Indian children's television series

Ruby Duby Hub Dub is an Indian kids series aired on Sahara One channel in 2004. Produced by Dheeraj Kumar of Creative Eye Limited, the series originally premiered on 27 March 2004.

== Plot ==
Deepak Malhotra (Parmeet Sethi) is a widower from Pune, living with his three children - Chinky, Vishu, and Gochu. He learns of the demise of his elder brother and sister in-law in a car accident, and shifts base to Mumbai, in order to look after his brother's children - Kittu and Pinky. He also takes over at Zara Hatke, the ad agency and film production house of his brother. Kittu and Pinky don't really like their uncle and their cousins living with them, and constantly devise plans to get rid of them. Even Deepak's children reciprocate, by playing tricks to give it back to their cousins. They eventually make peace. The story revolves around the children and their daily lives, which sometimes develop into comic situations.

== Cast ==
- Parmeet Sethi as Deepak Malhotra
- Eva Grover as Nikki, Deepak's junior at Zara Hatke, his brother's ad agency.
- Mushtaq Sheikh as Swami, another executive junior to Deepak.
- Shekhar Shukla as Maganlal "Maggi", the butler of the Malhotras, who has been deported from the US post-9/11.
- Akshita Kapoor as Pinky Malhotra, a 13-year-old fashionista and Deepak's niece.
- Rudraksh Thakur as Kittu Malhotra, Deepak's 12-year-old nephew, who's a fan of horror stories and ghosts.

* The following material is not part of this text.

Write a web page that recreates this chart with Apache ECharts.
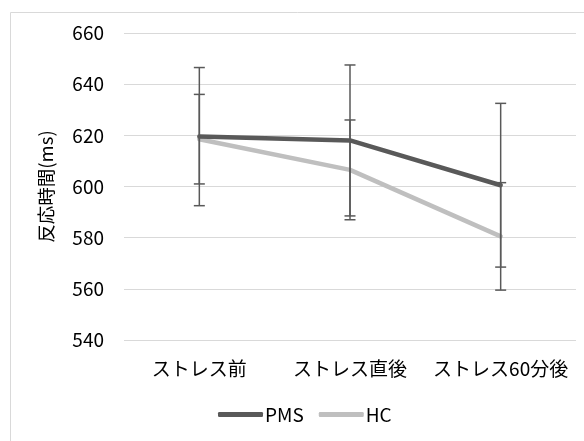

He has a pet skeleton homonymic to his cousin Vishu.
- Esha as Chinky Malhotra, Deepak's 11-year-old daughter, who aspires to be a boxer, and loves to show off her talent of boxing.
- Abhileen Pandey as Vishu Malhotra, Deepak's 9-year-old son, who is a nerd, and his catchphrase is "Mere paas ek question hai.." (I have a question), and occasionally performs bad at school tests.
- Darshil Mashru as Gochu Malhotra, Deepak's 5-year-old kid. He spends most of his day at his "picnic spot", as said by his siblings—the washroom. He is a very innocent boy, and gives in to threats.